04-07-2008 01:21 AM - edited 03-05-2019 10:14 PM
Hi all, Can anyon tell me the process of when say I plug a pc in one switch, and then if I unplugged it from one switch, then plugged it into another switch, how does it make sure the mac address is cleared from one port ans then added to another, is it via tcn's telling switches to flush mac tables ?
please help
04-07-2008 02:47 AM
Hi
It depends upon the aging timer.if the switch doesnt hear from a mac-address for a particular time period it will age it out.i think its generally 5 min.
Thanks
Mahmood
04-07-2008 03:34 AM
and what happens if I move my pc, how is this change notified to other switches, we dont have to wait 5 mins for the age do we, is there a trigger ? tcn ? to change age to 15 secs or something ?
04-09-2008 03:32 AM
can anyone help on this ?
04-09-2008 12:01 PM
The trigger is any new traffic coming from your relocated PC will overwrite older, incorrect entries on switches it passes through. Keep in mind a PC on connection will also generally do things like broadcast a DHCP request (or Windows spams looking for DCs, etc.) which will be seen by all switches in the broadcast domain, and their CAM tables will be updated.
04-10-2008 12:24 AM
can you please tell me the process of this please?

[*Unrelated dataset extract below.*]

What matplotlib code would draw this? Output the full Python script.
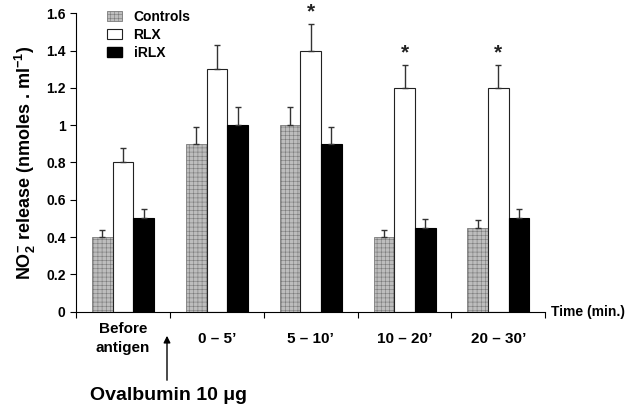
import numpy as np
import matplotlib
matplotlib.use("Agg")
import matplotlib.pyplot as plt
from matplotlib.patches import Patch
from matplotlib.transforms import blended_transform_factory

plt.rcParams['font.family'] = ['Liberation Sans', 'DejaVu Sans']
plt.rcParams['font.weight'] = 'bold'
plt.rcParams['axes.labelweight'] = 'bold'
plt.rcParams['mathtext.fontset'] = 'custom'
plt.rcParams['mathtext.rm'] = 'Liberation Sans:bold'
plt.rcParams['mathtext.bf'] = 'Liberation Sans:bold'
plt.rcParams['hatch.linewidth'] = 0.4

# data
categories = ['Before\nantigen', "0 \u2013 5\u2019", "5 \u2013 10\u2019", "10 \u2013 20\u2019", "20 \u2013 30\u2019"]
controls = [0.40, 0.90, 1.00, 0.40, 0.45]
controls_err = [0.04, 0.09, 0.10, 0.04, 0.04]
rlx = [0.80, 1.30, 1.40, 1.20, 1.20]
rlx_err = [0.08, 0.13, 0.14, 0.12, 0.12]
irlx = [0.50, 1.00, 0.90, 0.45, 0.50]
irlx_err = [0.05, 0.10, 0.09, 0.045, 0.05]
signif = [False, False, True, True, True]   # asterisk over RLX
yticks = [0, 0.2, 0.4, 0.6, 0.8, 1.0, 1.2, 1.4, 1.6]
ytick_labels = ['0', '0.2', '0.4', '0.6', '0.8', '1', '1.2', '1.4', '1.6']

fig = plt.figure(figsize=(6.4, 4.15), dpi=100)
ax = fig.add_axes([0.119, 0.249, 0.733, 0.719])

x = np.arange(len(categories))
w = 0.22
err_kw = dict(ecolor='#333333', elinewidth=1.0, capsize=2.5, capthick=1.0)

def up(err):
    return [np.zeros(len(err)), err]

ax.bar(x - w, controls, w, color='#bdbdbd', edgecolor='#7a7a7a', hatch='++++',
       linewidth=0.6, yerr=up(controls_err), error_kw=err_kw, zorder=2)
ax.bar(x, rlx, w, color='white', edgecolor='#222222', linewidth=0.8,
       yerr=up(rlx_err), error_kw=err_kw, zorder=2)
ax.bar(x + w, irlx, w, color='black', edgecolor='black', linewidth=0.8,
       yerr=up(irlx_err), error_kw=err_kw, zorder=2)

for i, s in enumerate(signif):
    if s:
        ax.text(x[i], rlx[i] + rlx_err[i] + 0.015, '*', ha='center', va='bottom',
                fontsize=15, color='#222222')

ax.set_xlim(-0.5, len(categories) - 0.5)
ax.set_ylim(0, 1.6)
ax.set_yticks(yticks)
ax.set_yticklabels(ytick_labels)
ax.set_xticks(np.arange(len(categories) + 1) - 0.5)
ax.set_xticklabels([])
ax.tick_params(axis='both', direction='out', length=4, width=0.8, labelsize=10)
for sp in ['top', 'right']:
    ax.spines[sp].set_visible(False)
for sp in ['left', 'bottom']:
    ax.spines[sp].set_linewidth(0.8)

tr = blended_transform_factory(ax.transData, ax.transAxes)
for i, c in enumerate(categories):
    ax.text(x[i], -0.09, c, transform=tr, ha='center', va='center', fontsize=11,
            linespacing=1.45)

ax.text(1.012, 0.0, 'Time (min.)', transform=ax.transAxes, ha='left', va='center',
        fontsize=10)

ax.set_ylabel('NO$_{2}^{-}$ release (nmoles . ml$^{-1}$)', fontsize=13, labelpad=6)

ax.annotate('', xy=(167 / 640, 1 - 333 / 415), xytext=(167 / 640, 1 - 383 / 415),
            xycoords='figure fraction', textcoords='figure fraction',
            arrowprops=dict(arrowstyle='-|>', color='black', lw=1.0, mutation_scale=10))
fig.text(169 / 640, 1 - 395 / 415, 'Ovalbumin 10 \u03bcg', ha='center', va='center',
         fontsize=14)

handles = [Patch(facecolor='#bdbdbd', edgecolor='#7a7a7a', hatch='++++', linewidth=0.6),
           Patch(facecolor='white', edgecolor='#222222', linewidth=0.8),
           Patch(facecolor='black', edgecolor='black')]
ax.legend(handles, ['Controls', 'RLX', 'iRLX'], loc='upper left',
          bbox_to_anchor=(0.066, 1.012), frameon=False, fontsize=10,
          handlelength=1.1, handleheight=0.75, handletextpad=0.8,
          labelspacing=0.3, borderpad=0, borderaxespad=0)

fig.savefig('out.png', dpi=100)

also am i right in saying spanning tree tcn,s trigger the aging timers to age out any entries older than so many secs on switches which would also clear it
04-10-2008 01:51 PM
Second question first: Spanning tree generated TCNs will indeed essentially zero out the aging timers on the CAM tables and require them to be repopulated. This is (part of) the reason spanning tree respans are bad, network perfomance wise. Depending on device, software running, and configuration mode, after the TCN clear it may re-ARP out all interfaces and repopulate its CAM table that way.
First question: Each packet that a switch receives it looks at the Ethernet header. It already knows which port it came in, and the Ethernet header contains the source MAC address. It will take that information (the source MAC and port pair) and put it into it's CAM table, overwriting anything that may be there for that MAC address. Then when another packet comes by with that MAC address as a destination, it uses that information to send it out the correct port.